- [SHORT TASK]: Everything in the data should be repeated exactly, save for the images.

(Rows from a dataset)
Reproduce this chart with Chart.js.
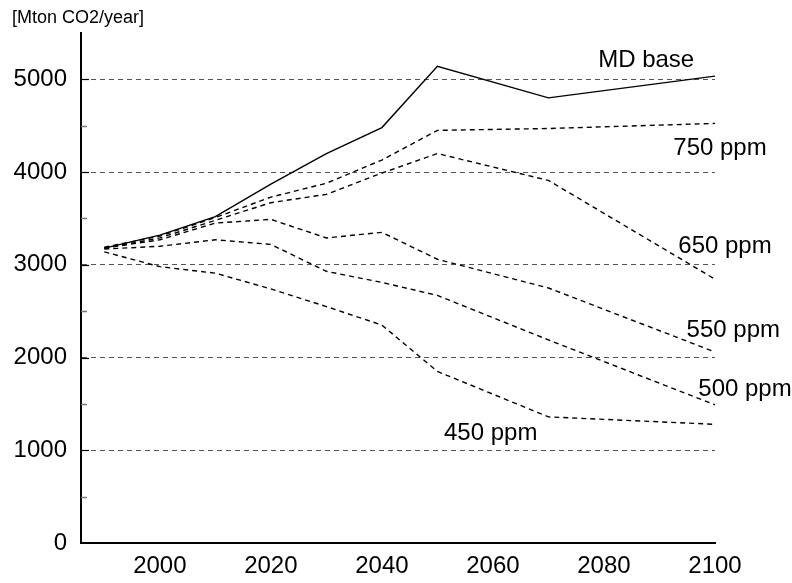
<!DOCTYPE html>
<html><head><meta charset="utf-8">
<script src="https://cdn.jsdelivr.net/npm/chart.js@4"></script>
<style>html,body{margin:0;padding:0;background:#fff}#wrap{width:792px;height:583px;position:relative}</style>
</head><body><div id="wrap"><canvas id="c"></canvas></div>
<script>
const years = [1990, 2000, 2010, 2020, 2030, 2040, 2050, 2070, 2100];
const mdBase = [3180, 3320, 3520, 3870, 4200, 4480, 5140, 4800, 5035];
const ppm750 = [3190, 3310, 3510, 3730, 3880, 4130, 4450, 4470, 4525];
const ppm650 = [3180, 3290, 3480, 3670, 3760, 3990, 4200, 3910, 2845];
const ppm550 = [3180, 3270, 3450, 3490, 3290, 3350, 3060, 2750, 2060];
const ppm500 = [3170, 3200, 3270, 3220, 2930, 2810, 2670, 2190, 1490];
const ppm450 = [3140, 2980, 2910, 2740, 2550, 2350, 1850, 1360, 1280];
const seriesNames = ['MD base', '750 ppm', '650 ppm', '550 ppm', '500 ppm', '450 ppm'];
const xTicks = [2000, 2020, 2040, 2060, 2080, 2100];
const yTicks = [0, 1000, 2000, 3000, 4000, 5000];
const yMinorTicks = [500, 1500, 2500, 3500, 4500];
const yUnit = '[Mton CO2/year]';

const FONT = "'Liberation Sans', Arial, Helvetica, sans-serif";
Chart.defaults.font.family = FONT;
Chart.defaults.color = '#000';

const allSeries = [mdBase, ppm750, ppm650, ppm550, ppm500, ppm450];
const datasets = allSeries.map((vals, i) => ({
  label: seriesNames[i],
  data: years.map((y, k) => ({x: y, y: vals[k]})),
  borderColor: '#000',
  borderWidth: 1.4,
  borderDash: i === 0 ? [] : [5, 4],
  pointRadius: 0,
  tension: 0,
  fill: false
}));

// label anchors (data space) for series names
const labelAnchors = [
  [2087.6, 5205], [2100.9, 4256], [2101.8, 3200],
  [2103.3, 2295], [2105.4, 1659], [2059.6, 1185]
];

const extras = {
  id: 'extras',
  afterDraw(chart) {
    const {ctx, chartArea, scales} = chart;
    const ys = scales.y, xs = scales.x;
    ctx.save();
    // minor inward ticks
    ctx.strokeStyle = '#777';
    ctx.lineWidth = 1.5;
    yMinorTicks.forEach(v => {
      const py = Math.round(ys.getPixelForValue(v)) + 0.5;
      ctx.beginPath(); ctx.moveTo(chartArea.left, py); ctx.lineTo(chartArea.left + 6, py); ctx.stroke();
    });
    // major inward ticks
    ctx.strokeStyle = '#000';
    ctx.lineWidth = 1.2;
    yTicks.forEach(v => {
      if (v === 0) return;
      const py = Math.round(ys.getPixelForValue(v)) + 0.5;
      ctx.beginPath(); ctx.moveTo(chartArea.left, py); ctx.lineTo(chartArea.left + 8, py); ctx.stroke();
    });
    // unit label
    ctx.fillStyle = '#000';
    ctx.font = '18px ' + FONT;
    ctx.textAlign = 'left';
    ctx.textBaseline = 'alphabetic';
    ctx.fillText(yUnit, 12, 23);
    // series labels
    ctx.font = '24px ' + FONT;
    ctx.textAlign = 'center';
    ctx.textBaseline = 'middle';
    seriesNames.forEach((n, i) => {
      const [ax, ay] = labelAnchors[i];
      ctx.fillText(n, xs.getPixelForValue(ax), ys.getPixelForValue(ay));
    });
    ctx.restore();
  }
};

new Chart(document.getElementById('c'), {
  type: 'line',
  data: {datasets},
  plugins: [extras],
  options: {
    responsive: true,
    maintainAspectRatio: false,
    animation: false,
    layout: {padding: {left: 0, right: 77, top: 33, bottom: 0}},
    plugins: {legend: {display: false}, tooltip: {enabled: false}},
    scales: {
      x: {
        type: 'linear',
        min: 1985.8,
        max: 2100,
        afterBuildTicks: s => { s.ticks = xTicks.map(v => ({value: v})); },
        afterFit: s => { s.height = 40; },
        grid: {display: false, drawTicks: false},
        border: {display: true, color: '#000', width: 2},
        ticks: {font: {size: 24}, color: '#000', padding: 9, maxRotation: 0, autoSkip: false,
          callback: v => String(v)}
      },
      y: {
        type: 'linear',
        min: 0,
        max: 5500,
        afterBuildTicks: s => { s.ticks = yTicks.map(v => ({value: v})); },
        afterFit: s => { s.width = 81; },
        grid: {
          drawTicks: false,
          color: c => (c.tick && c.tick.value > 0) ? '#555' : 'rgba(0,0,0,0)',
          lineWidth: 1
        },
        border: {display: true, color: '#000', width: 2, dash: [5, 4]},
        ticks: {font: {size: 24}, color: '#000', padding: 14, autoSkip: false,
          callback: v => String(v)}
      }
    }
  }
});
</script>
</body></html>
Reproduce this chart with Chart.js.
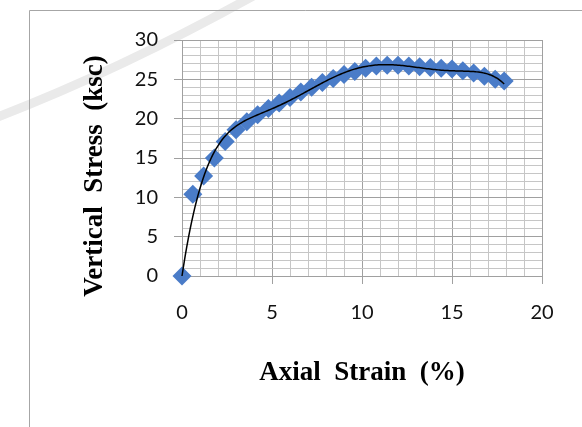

- [ANSWER BELOW]:
Reproduce this chart with Chart.js.
<!DOCTYPE html>
<html><head><meta charset="utf-8">
<script src="https://cdn.jsdelivr.net/npm/chart.js@4"></script>
<style>html,body{margin:0;padding:0;background:#fff}#wrap{width:792px;height:583px;position:relative}</style>
</head><body><div id="wrap"><canvas id="c"></canvas></div>
<script>
const years = [1990, 2000, 2010, 2020, 2030, 2040, 2050, 2070, 2100];
const mdBase = [3180, 3320, 3520, 3870, 4200, 4480, 5140, 4800, 5035];
const ppm750 = [3190, 3310, 3510, 3730, 3880, 4130, 4450, 4470, 4525];
const ppm650 = [3180, 3290, 3480, 3670, 3760, 3990, 4200, 3910, 2845];
const ppm550 = [3180, 3270, 3450, 3490, 3290, 3350, 3060, 2750, 2060];
const ppm500 = [3170, 3200, 3270, 3220, 2930, 2810, 2670, 2190, 1490];
const ppm450 = [3140, 2980, 2910, 2740, 2550, 2350, 1850, 1360, 1280];
const seriesNames = ['MD base', '750 ppm', '650 ppm', '550 ppm', '500 ppm', '450 ppm'];
const xTicks = [2000, 2020, 2040, 2060, 2080, 2100];
const yTicks = [0, 1000, 2000, 3000, 4000, 5000];
const yMinorTicks = [500, 1500, 2500, 3500, 4500];
const yUnit = '[Mton CO2/year]';

const FONT = "'Liberation Sans', Arial, Helvetica, sans-serif";
Chart.defaults.font.family = FONT;
Chart.defaults.color = '#000';

const allSeries = [mdBase, ppm750, ppm650, ppm550, ppm500, ppm450];
const datasets = allSeries.map((vals, i) => ({
  label: seriesNames[i],
  data: years.map((y, k) => ({x: y, y: vals[k]})),
  borderColor: '#000',
  borderWidth: 1.4,
  borderDash: i === 0 ? [] : [5, 4],
  pointRadius: 0,
  tension: 0,
  fill: false
}));

// label anchors (data space) for series names
const labelAnchors = [
  [2087.6, 5205], [2100.9, 4256], [2101.8, 3200],
  [2103.3, 2295], [2105.4, 1659], [2059.6, 1185]
];

const extras = {
  id: 'extras',
  afterDraw(chart) {
    const {ctx, chartArea, scales} = chart;
    const ys = scales.y, xs = scales.x;
    ctx.save();
    // minor inward ticks
    ctx.strokeStyle = '#777';
    ctx.lineWidth = 1.5;
    yMinorTicks.forEach(v => {
      const py = Math.round(ys.getPixelForValue(v)) + 0.5;
      ctx.beginPath(); ctx.moveTo(chartArea.left, py); ctx.lineTo(chartArea.left + 6, py); ctx.stroke();
    });
    // major inward ticks
    ctx.strokeStyle = '#000';
    ctx.lineWidth = 1.2;
    yTicks.forEach(v => {
      if (v === 0) return;
      const py = Math.round(ys.getPixelForValue(v)) + 0.5;
      ctx.beginPath(); ctx.moveTo(chartArea.left, py); ctx.lineTo(chartArea.left + 8, py); ctx.stroke();
    });
    // unit label
    ctx.fillStyle = '#000';
    ctx.font = '18px ' + FONT;
    ctx.textAlign = 'left';
    ctx.textBaseline = 'alphabetic';
    ctx.fillText(yUnit, 12, 23);
    // series labels
    ctx.font = '24px ' + FONT;
    ctx.textAlign = 'center';
    ctx.textBaseline = 'middle';
    seriesNames.forEach((n, i) => {
      const [ax, ay] = labelAnchors[i];
      ctx.fillText(n, xs.getPixelForValue(ax), ys.getPixelForValue(ay));
    });
    ctx.restore();
  }
};

new Chart(document.getElementById('c'), {
  type: 'line',
  data: {datasets},
  plugins: [extras],
  options: {
    responsive: true,
    maintainAspectRatio: false,
    animation: false,
    layout: {padding: {left: 0, right: 77, top: 33, bottom: 0}},
    plugins: {legend: {display: false}, tooltip: {enabled: false}},
    scales: {
      x: {
        type: 'linear',
        min: 1985.8,
        max: 2100,
        afterBuildTicks: s => { s.ticks = xTicks.map(v => ({value: v})); },
        afterFit: s => { s.height = 40; },
        grid: {display: false, drawTicks: false},
        border: {display: true, color: '#000', width: 2},
        ticks: {font: {size: 24}, color: '#000', padding: 9, maxRotation: 0, autoSkip: false,
          callback: v => String(v)}
      },
      y: {
        type: 'linear',
        min: 0,
        max: 5500,
        afterBuildTicks: s => { s.ticks = yTicks.map(v => ({value: v})); },
        afterFit: s => { s.width = 81; },
        grid: {
          drawTicks: false,
          color: c => (c.tick && c.tick.value > 0) ? '#555' : 'rgba(0,0,0,0)',
          lineWidth: 1
        },
        border: {display: true, color: '#000', width: 2, dash: [5, 4]},
        ticks: {font: {size: 24}, color: '#000', padding: 14, autoSkip: false,
          callback: v => String(v)}
      }
    }
  }
});
</script>
</body></html>
Reproduce this chart with Chart.js.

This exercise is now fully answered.